§ **EXERCISE AIM**
The lines to extract run from the first line of the entries through the line that contains "color=TEXT, annotation_clip=False)"; reproduce exactly those lines and no others.

§ **RECORDS SUPPLIED**
☆ ☆ ☆

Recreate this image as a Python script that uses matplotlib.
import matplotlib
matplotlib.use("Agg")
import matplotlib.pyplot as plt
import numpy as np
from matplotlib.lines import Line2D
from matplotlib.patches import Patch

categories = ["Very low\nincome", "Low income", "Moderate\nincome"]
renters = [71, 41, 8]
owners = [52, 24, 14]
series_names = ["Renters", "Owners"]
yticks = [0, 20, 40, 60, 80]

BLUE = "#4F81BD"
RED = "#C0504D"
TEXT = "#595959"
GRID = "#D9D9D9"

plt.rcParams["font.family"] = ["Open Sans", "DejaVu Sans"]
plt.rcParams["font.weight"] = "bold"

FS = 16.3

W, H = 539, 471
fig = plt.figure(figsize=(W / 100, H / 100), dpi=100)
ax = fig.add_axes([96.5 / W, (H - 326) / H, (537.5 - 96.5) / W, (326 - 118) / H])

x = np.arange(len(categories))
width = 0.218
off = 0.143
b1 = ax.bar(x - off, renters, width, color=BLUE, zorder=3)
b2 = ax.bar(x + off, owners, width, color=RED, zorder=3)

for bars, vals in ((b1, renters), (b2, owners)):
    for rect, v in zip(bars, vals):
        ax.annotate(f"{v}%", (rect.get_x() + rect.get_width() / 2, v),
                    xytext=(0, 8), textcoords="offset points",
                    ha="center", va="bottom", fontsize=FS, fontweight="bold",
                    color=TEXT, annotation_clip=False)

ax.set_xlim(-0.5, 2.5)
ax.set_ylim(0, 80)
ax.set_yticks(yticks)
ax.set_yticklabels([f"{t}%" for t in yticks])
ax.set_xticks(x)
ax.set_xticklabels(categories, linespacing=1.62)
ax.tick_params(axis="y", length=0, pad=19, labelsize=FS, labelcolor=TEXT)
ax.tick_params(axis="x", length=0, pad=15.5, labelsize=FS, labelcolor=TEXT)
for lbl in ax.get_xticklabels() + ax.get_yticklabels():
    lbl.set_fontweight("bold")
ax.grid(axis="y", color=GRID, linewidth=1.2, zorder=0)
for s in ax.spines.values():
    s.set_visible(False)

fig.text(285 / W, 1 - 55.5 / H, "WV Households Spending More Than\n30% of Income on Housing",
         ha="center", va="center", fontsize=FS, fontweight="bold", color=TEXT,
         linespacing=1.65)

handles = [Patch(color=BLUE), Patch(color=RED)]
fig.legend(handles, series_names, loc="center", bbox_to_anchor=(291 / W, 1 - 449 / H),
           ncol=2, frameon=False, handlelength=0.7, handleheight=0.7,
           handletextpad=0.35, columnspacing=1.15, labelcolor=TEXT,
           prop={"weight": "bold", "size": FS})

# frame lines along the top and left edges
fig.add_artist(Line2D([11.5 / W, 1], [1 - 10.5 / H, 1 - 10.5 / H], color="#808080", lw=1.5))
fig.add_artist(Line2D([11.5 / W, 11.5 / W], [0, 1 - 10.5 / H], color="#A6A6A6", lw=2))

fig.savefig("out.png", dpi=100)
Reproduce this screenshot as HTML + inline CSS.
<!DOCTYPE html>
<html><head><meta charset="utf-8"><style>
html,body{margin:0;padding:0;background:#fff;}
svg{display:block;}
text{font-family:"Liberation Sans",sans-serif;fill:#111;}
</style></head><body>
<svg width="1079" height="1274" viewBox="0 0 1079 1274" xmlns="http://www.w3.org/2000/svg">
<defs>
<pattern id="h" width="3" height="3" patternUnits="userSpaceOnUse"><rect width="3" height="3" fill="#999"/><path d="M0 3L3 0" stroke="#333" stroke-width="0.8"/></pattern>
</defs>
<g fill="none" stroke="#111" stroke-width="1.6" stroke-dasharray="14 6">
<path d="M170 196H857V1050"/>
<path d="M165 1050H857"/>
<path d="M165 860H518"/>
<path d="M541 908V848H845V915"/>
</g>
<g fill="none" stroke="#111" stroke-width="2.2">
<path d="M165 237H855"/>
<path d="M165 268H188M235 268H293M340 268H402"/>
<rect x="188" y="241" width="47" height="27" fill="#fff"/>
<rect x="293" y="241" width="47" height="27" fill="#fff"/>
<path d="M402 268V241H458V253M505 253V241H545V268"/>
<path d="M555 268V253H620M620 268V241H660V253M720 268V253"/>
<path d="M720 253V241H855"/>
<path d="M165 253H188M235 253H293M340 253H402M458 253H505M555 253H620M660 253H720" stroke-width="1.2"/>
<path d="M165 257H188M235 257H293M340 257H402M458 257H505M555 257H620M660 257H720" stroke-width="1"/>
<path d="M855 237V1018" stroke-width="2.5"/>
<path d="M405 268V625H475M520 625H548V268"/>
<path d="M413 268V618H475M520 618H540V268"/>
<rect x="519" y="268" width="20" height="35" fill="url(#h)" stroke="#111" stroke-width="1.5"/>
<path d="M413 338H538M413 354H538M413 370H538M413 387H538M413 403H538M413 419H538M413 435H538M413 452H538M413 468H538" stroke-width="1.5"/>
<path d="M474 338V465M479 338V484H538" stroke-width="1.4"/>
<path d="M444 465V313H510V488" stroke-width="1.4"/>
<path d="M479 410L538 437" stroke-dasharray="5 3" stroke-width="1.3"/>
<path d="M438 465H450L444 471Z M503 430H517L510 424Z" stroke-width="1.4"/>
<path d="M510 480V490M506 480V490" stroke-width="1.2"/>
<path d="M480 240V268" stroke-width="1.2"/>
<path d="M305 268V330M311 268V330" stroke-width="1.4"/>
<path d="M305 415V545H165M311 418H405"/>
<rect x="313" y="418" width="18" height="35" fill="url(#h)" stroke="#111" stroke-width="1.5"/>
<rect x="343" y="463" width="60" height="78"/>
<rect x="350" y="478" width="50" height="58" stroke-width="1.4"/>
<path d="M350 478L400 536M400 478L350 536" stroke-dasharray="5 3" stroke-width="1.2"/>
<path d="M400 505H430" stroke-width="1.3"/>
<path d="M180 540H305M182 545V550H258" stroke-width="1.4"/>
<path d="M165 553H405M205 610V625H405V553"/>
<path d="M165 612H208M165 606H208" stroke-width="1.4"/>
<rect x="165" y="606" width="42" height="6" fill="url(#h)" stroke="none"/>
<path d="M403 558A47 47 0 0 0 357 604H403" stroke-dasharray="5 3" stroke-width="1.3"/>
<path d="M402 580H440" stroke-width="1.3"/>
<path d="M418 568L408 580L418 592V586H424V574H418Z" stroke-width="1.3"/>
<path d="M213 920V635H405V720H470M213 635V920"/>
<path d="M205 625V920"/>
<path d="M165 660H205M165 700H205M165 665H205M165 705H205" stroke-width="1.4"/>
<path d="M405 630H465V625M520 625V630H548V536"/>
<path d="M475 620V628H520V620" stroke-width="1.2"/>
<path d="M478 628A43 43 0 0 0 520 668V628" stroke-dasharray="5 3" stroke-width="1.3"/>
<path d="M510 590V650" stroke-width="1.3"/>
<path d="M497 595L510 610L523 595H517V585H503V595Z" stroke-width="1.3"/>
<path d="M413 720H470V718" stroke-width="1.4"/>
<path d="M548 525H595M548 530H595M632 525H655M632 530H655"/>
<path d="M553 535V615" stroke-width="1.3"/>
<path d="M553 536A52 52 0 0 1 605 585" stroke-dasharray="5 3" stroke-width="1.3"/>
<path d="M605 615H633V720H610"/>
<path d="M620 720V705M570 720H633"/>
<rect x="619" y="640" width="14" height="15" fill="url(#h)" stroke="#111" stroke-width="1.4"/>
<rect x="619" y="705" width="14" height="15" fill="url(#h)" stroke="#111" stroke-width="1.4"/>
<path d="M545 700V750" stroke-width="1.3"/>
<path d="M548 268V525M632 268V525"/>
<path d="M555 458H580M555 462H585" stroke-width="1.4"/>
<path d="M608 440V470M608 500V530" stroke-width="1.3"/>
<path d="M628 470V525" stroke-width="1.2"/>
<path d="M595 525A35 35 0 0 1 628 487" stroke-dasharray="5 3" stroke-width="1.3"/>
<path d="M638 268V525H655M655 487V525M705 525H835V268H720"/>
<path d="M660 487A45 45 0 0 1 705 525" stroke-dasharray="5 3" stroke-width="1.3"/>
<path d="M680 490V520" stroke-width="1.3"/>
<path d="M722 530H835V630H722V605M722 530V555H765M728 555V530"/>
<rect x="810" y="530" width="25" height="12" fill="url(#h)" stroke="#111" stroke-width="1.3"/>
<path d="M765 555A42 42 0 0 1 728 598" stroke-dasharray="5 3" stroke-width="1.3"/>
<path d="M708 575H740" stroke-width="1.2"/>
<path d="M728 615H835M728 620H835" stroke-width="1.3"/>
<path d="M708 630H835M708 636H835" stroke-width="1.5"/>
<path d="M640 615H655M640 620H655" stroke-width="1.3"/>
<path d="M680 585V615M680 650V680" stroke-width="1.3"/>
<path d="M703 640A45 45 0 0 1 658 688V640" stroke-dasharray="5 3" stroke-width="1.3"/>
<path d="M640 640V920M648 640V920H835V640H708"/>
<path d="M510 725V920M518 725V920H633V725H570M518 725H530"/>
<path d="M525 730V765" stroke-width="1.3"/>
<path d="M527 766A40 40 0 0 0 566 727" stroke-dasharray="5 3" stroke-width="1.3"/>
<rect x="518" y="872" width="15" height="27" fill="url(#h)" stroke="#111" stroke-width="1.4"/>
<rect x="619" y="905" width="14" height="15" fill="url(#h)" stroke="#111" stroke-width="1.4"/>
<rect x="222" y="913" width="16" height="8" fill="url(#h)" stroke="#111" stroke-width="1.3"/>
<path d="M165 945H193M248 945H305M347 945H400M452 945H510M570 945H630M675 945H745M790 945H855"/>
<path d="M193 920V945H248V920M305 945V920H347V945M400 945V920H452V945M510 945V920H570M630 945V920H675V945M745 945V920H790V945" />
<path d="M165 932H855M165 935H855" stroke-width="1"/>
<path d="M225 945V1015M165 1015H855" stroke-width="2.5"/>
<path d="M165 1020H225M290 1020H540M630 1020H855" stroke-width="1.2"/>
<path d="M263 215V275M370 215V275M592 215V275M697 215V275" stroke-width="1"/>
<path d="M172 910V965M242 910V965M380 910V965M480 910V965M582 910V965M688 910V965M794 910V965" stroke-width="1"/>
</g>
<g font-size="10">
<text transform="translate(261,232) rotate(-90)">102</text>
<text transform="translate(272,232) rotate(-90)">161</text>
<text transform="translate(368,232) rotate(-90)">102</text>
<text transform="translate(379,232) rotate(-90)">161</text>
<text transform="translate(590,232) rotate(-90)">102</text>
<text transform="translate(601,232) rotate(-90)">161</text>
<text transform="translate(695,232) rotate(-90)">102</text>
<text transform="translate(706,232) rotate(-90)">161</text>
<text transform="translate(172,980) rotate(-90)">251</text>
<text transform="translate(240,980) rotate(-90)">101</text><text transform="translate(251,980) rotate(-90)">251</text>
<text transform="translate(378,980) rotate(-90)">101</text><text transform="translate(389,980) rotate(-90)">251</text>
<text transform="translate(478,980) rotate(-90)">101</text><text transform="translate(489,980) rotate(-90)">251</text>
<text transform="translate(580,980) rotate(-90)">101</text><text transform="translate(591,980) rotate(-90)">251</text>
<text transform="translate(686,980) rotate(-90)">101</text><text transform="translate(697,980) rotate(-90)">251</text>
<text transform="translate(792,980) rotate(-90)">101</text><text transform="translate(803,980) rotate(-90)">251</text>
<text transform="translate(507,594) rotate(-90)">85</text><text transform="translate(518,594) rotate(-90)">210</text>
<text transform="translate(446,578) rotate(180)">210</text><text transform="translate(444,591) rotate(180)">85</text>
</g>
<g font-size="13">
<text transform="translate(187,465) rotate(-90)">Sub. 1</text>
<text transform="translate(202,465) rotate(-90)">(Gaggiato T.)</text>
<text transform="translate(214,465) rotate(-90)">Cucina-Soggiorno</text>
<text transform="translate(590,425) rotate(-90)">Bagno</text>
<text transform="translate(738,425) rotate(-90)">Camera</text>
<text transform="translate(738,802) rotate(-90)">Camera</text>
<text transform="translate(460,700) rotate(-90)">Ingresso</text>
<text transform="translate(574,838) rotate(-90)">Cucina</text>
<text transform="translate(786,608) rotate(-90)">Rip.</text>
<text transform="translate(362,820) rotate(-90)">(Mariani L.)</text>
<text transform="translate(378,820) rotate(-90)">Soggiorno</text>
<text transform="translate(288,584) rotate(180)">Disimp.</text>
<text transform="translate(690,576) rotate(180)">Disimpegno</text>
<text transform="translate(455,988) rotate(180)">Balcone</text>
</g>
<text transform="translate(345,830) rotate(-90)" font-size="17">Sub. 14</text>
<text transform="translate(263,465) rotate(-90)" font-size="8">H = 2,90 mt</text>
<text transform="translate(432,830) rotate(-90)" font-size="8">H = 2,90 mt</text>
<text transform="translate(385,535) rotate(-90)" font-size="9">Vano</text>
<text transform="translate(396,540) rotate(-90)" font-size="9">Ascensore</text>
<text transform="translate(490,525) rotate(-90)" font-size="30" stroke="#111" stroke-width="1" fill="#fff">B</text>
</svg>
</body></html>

☆ ☆ ☆

§ **OUTPUT OF THE TASK**
Recreate this image as a Python script that uses matplotlib.
import matplotlib
matplotlib.use("Agg")
import matplotlib.pyplot as plt
import numpy as np
from matplotlib.lines import Line2D
from matplotlib.patches import Patch

categories = ["Very low\nincome", "Low income", "Moderate\nincome"]
renters = [71, 41, 8]
owners = [52, 24, 14]
series_names = ["Renters", "Owners"]
yticks = [0, 20, 40, 60, 80]

BLUE = "#4F81BD"
RED = "#C0504D"
TEXT = "#595959"
GRID = "#D9D9D9"

plt.rcParams["font.family"] = ["Open Sans", "DejaVu Sans"]
plt.rcParams["font.weight"] = "bold"

FS = 16.3

W, H = 539, 471
fig = plt.figure(figsize=(W / 100, H / 100), dpi=100)
ax = fig.add_axes([96.5 / W, (H - 326) / H, (537.5 - 96.5) / W, (326 - 118) / H])

x = np.arange(len(categories))
width = 0.218
off = 0.143
b1 = ax.bar(x - off, renters, width, color=BLUE, zorder=3)
b2 = ax.bar(x + off, owners, width, color=RED, zorder=3)

for bars, vals in ((b1, renters), (b2, owners)):
    for rect, v in zip(bars, vals):
        ax.annotate(f"{v}%", (rect.get_x() + rect.get_width() / 2, v),
                    xytext=(0, 8), textcoords="offset points",
                    ha="center", va="bottom", fontsize=FS, fontweight="bold",
                    color=TEXT, annotation_clip=False)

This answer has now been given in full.